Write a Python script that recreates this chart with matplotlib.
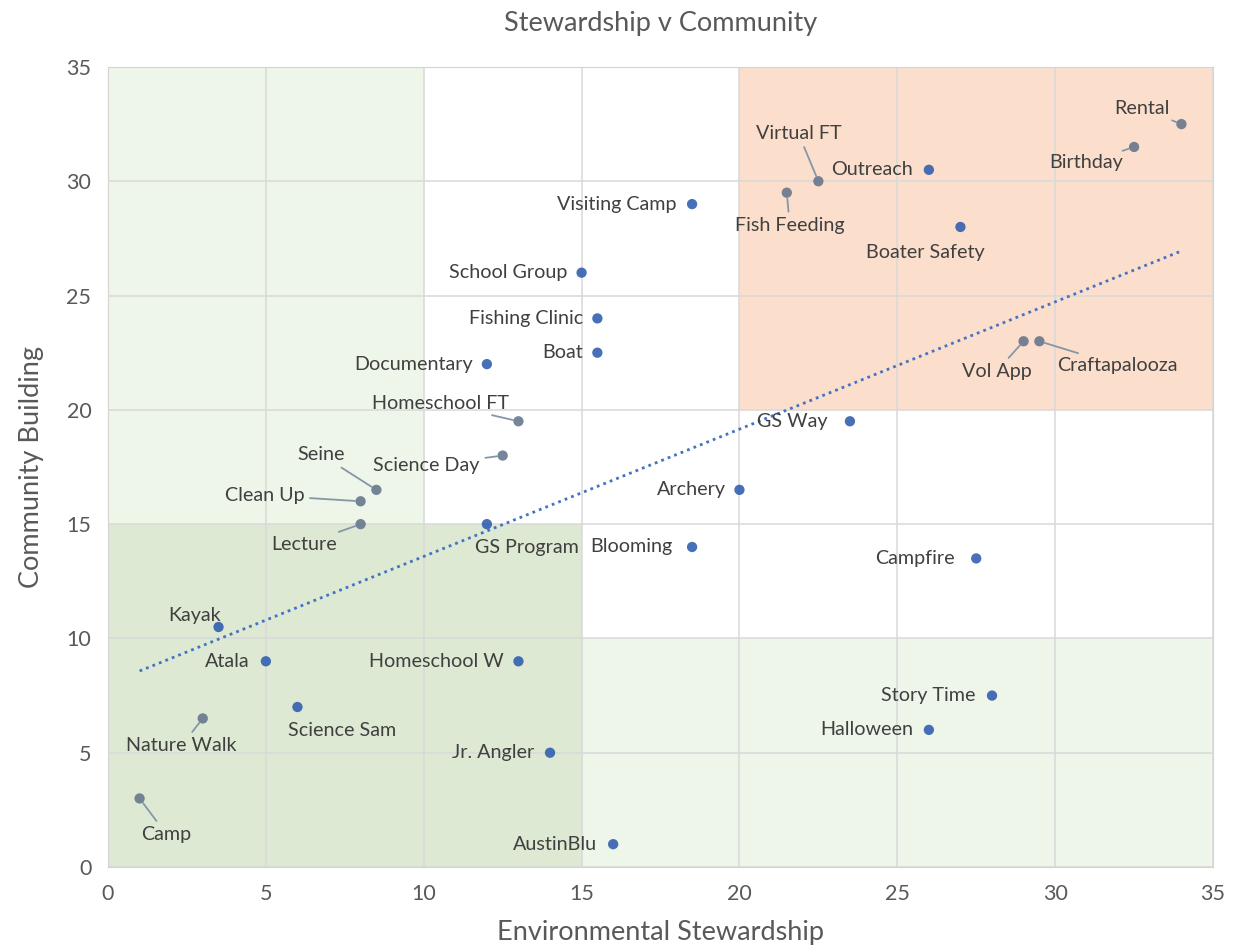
import numpy as np
import matplotlib.pyplot as plt
from matplotlib.patches import Rectangle

# activity scores
names = ['Rental', 'Birthday', 'Outreach', 'Virtual FT', 'Fish Feeding', 'Boater Safety',
         'Vol App', 'Craftapalooza', 'Visiting Camp', 'School Group', 'Fishing Clinic',
         'Boat', 'Documentary', 'Homeschool FT', 'GS Way', 'Science Day', 'Seine',
         'Clean Up', 'Archery', 'Lecture', 'GS Program', 'Blooming', 'Campfire', 'Kayak',
         'Atala', 'Homeschool W', 'Science Sam', 'Nature Walk', 'Story Time', 'Halloween',
         'Jr. Angler', 'Camp', 'AustinBlu']
stewardship = [34, 32.5, 26, 22.5, 21.5, 27, 29, 29.5, 18.5, 15, 15.5, 15.5, 12, 13, 23.5,
               12.5, 8.5, 8, 20, 8, 12, 18.5, 27.5, 3.5, 5, 13, 6, 3, 28, 26, 14, 1, 16]
community = [32.5, 31.5, 30.5, 30, 29.5, 28, 23, 23, 29, 26, 24, 22.5, 22, 19.5, 19.5, 18,
             16.5, 16, 16.5, 15, 15, 14, 13.5, 10.5, 9, 9, 7, 6.5, 7.5, 6, 5, 3, 1]

# label placement (offset in pixels from point, horizontal alignment, leader line)
label_pos = {
    'Rental': (-40, 16, 'center', True),
    'Birthday': (-48, -16, 'center', True),
    'Outreach': (-16, 0, 'right', False),
    'Virtual FT': (-20, 48, 'center', True),
    'Fish Feeding': (3, -33, 'center', True),
    'Boater Safety': (-35, -26, 'center', False),
    'Vol App': (-27, -30, 'center', True),
    'Craftapalooza': (78, -24, 'center', True),
    'Visiting Camp': (-16, 0, 'right', False),
    'School Group': (-14, 0, 'right', False),
    'Fishing Clinic': (-14, 0, 'right', False),
    'Boat': (-14, 0, 'right', False),
    'Documentary': (-14, 0, 'right', False),
    'Homeschool FT': (-78, 18, 'center', True),
    'GS Way': (-22, 0, 'right', False),
    'Science Day': (-76, -10, 'center', True),
    'Seine': (-55, 35, 'center', True),
    'Clean Up': (-96, 6, 'center', True),
    'Archery': (-14, 0, 'right', False),
    'Lecture': (-56, -20, 'center', True),
    'GS Program': (40, -23, 'center', False),
    'Blooming': (-20, 0, 'right', False),
    'Campfire': (-21, 0, 'right', False),
    'Kayak': (-24, 12, 'center', False),
    'Atala': (-16, 0, 'right', False),
    'Homeschool W': (-15, 0, 'right', False),
    'Science Sam': (45, -23, 'center', False),
    'Nature Walk': (-21, -27, 'center', True),
    'Story Time': (-17, 0, 'right', False),
    'Halloween': (-16, 0, 'right', False),
    'Jr. Angler': (-16, 0, 'right', False),
    'Camp': (27, -36, 'center', True),
    'AustinBlu': (-16, 0, 'right', False),
}

fig = plt.figure(figsize=(12.36, 9.51), dpi=100)
ax = fig.add_axes([0.0874, 0.0883, 0.894, 0.8413])
plt.rcParams['font.family'] = ['Lato', 'DejaVu Sans']
font = 'Lato'

# shaded zones
ax.add_patch(Rectangle((0, 0), 10, 35, color='#eef5e9', zorder=0, lw=0))
ax.add_patch(Rectangle((15, 0), 20, 10, color='#eef5e9', zorder=0, lw=0))
ax.add_patch(Rectangle((0, 0), 15, 15, color='#dde9d2', zorder=0, lw=0))
ax.add_patch(Rectangle((20, 20), 15, 15, color='#fbdfcc', zorder=0, lw=0))

x = np.array(stewardship)
y = np.array(community)
leader = np.array([label_pos[n][3] for n in names])
colors = np.where(leader, '#5f7088', '#2857ad')
ax.scatter(x, y, s=55, c=colors, alpha=0.85, zorder=4, edgecolors='none')

# linear trendline
m, b = np.polyfit(x, y, 1)
tx = np.array([x.min(), x.max()])
ax.plot(tx, m * tx + b, color='#4472c4', lw=2, linestyle=(0, (1, 1.5)), zorder=3)

for n, xi, yi in zip(names, stewardship, community):
    dx, dy, ha, line = label_pos[n]
    ap = dict(arrowstyle='-', color='#8497a8', lw=1.3, shrinkA=2, shrinkB=4) if line else None
    ax.annotate(n, (xi, yi), xytext=(dx, dy), textcoords='offset pixels', ha=ha,
                va='center', fontsize=14.2, color='#404040', family=font,
                arrowprops=ap, zorder=5)

ax.set_xlim(0, 35)
ax.set_ylim(0, 35)
ax.set_xticks(range(0, 36, 5))
ax.set_yticks(range(0, 36, 5))
ax.grid(color='#d9d9d9', lw=1.1, zorder=1)
ax.set_axisbelow(True)
for s in ax.spines.values():
    s.set_color('#d4d4d4')
ax.tick_params(length=0, labelsize=15.5, labelcolor='#595959', pad=12)
for lbl in ax.get_xticklabels() + ax.get_yticklabels():
    lbl.set_family(font)

ax.set_xlabel('Environmental Stewardship', fontsize=19.5, color='#595959', family=font, labelpad=12)
ax.set_ylabel('Community Building', fontsize=19.5, color='#595959', family=font, labelpad=16)
ax.set_title('Stewardship v Community', fontsize=19.5, color='#595959', family=font, pad=26)

fig.savefig('out.png', dpi=100)
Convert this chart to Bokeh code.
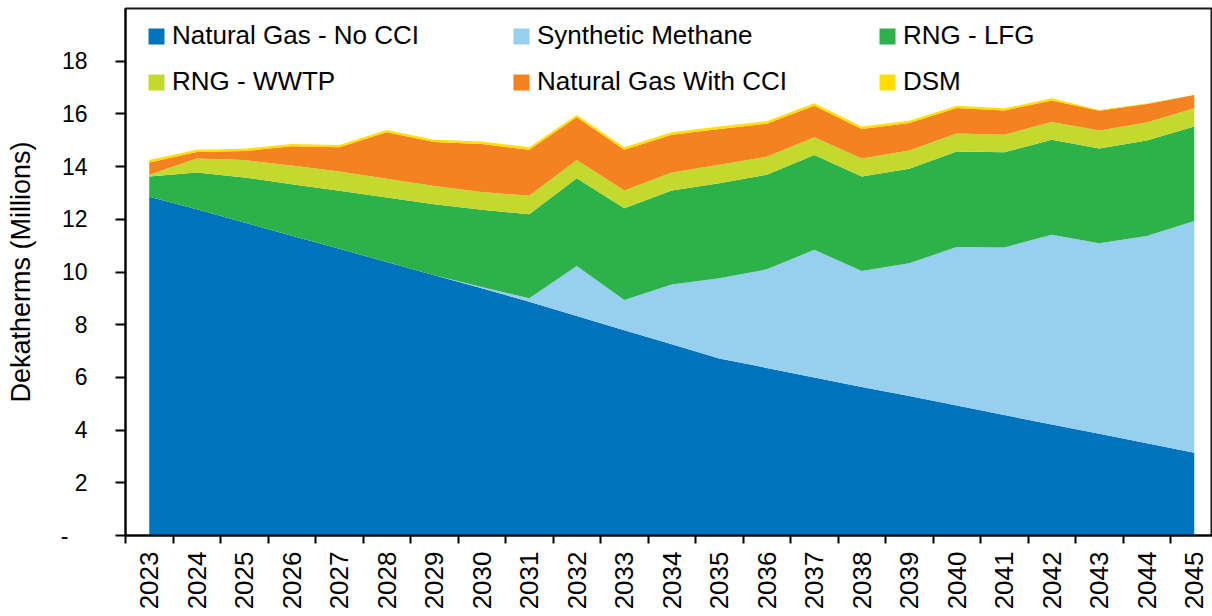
import numpy as np
from bokeh.plotting import figure
from bokeh.models import ColumnDataSource, Range1d, FixedTicker, Legend, LegendItem
from bokeh.embed import file_html
from bokeh.resources import INLINE

# ---------------- data ----------------
years = list(range(2023, 2046))

natural_gas_no_cci = [12.86, 12.38, 11.88, 11.38, 10.88, 10.38, 9.88, 9.38, 8.87, 8.33, 7.79, 7.26,
                      6.72, 6.36, 6.00, 5.64, 5.29, 4.93, 4.57, 4.21, 3.86, 3.50, 3.14]
synthetic_methane = [0.00, 0.00, 0.00, 0.00, 0.00, 0.00, 0.00, 0.05, 0.13, 1.90, 1.15, 2.27,
                     3.04, 3.74, 4.84, 4.40, 5.04, 6.02, 6.36, 7.20, 7.23, 7.87, 8.80]
rng_lfg = [0.76, 1.40, 1.71, 1.95, 2.20, 2.45, 2.69, 2.93, 3.19, 3.33, 3.48, 3.56,
           3.61, 3.59, 3.60, 3.58, 3.59, 3.62, 3.61, 3.61, 3.60, 3.62, 3.58]
rng_wwtp = [0.07, 0.53, 0.66, 0.71, 0.73, 0.71, 0.69, 0.68, 0.70, 0.69, 0.67, 0.69,
            0.70, 0.68, 0.67, 0.69, 0.69, 0.69, 0.67, 0.67, 0.68, 0.68, 0.69]
natural_gas_with_cci = [0.47, 0.24, 0.34, 0.73, 0.92, 1.76, 1.67, 1.82, 1.75, 1.62, 1.55, 1.43,
                        1.36, 1.26, 1.20, 1.12, 1.04, 0.96, 0.92, 0.82, 0.75, 0.71, 0.51]
dsm = [0.09, 0.09, 0.09, 0.09, 0.09, 0.09, 0.09, 0.09, 0.09, 0.09, 0.09, 0.09,
       0.09, 0.09, 0.09, 0.09, 0.09, 0.09, 0.08, 0.08, 0.03, 0.01, 0.00]

series_names = ["Natural Gas - No CCI", "Synthetic Methane", "RNG - LFG",
                "RNG - WWTP", "Natural Gas With CCI", "DSM"]
series_keys = ["ng", "sm", "lfg", "wwtp", "cci", "dsm"]
series_colors = ["#0073BD", "#97CFEF", "#2DB24B", "#C4D92E", "#F58220", "#FFDE00"]

y_ticks = [0, 2, 4, 6, 8, 10, 12, 14, 16, 18]
y_axis_title = "Dekatherms (Millions)"

FONT = "Liberation Sans"

# ---------------- figure ----------------
p = figure(width=1212, height=616,
           x_range=Range1d(years[0] - 0.5, years[0] - 0.5 + 1087 / 47.5),
           y_range=Range1d(0, 20),
           output_backend="svg", toolbar_location=None,
           min_border_left=125, min_border_right=0, min_border_top=8, min_border_bottom=81,
           background_fill_color="white", border_fill_color="white")

src = ColumnDataSource(dict(x=years, ng=natural_gas_no_cci, sm=synthetic_methane, lfg=rng_lfg,
                            wwtp=rng_wwtp, cci=natural_gas_with_cci, dsm=dsm))

renderers = p.varea_stack(stackers=series_keys, x="x", source=src, fill_color=series_colors)

# legends: three columns of two rows
columns = [(0, 3), (1, 4), (2, 5)]
col_x = [21, 386, 752]
for col, xo in zip(columns, col_x):
    leg = Legend(items=[LegendItem(label=series_names[i], renderers=[renderers[i]]) for i in col],
                 location=(xo, 438), orientation="vertical",
                 padding=0, margin=0, spacing=15,
                 glyph_width=20, glyph_height=20, label_height=29, label_standoff=6,
                 label_text_font=FONT, label_text_font_size="26px", label_text_color="black",
                 background_fill_alpha=0, border_line_color=None)
    p.add_layout(leg)

# grids / outline
p.xgrid.visible = False
p.ygrid.visible = False
p.outline_line_color = "#1a1a1a"
p.outline_line_width = 2

# y axis
ya = p.yaxis[0]
ya.ticker = FixedTicker(ticks=y_ticks)
ya.major_label_overrides = {0: "-\u00a0\u00a0\u00a0"}
ya.axis_label = y_axis_title
ya.axis_label_text_font = FONT
ya.axis_label_text_font_size = "27px"
ya.axis_label_text_font_style = "normal"
ya.axis_label_text_color = "black"
ya.axis_label_standoff = 22
ya.major_label_text_font = FONT
ya.major_label_text_font_size = "23px"
ya.major_label_text_color = "black"
ya.major_label_standoff = 28
ya.major_tick_out = 10
ya.major_tick_in = 0
ya.major_tick_line_width = 2
ya.major_tick_line_color = "black"
ya.minor_tick_line_color = None
ya.axis_line_width = 2
ya.axis_line_color = "black"

# x axis: labels at year centres, tick marks between years
xa = p.xaxis[0]
xa.ticker = FixedTicker(ticks=years, minor_ticks=[y - 0.5 for y in years] + [years[-1] + 0.5])
xa.major_label_orientation = np.pi / 2
xa.major_label_text_font = FONT
xa.major_label_text_font_size = "26px"
xa.major_label_text_color = "black"
xa.major_label_standoff = 8
xa.major_tick_out = 0
xa.major_tick_in = 0
xa.minor_tick_out = 8
xa.minor_tick_in = 0
xa.minor_tick_line_width = 2
xa.minor_tick_line_color = "black"
xa.axis_line_width = 2
xa.axis_line_color = "black"

open("out.html", "w").write(file_html(p, INLINE))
◆ ◆ ◆ ◆ ◆ ◆ ◆
Write down only how many lines in the listing contain the word "this".

2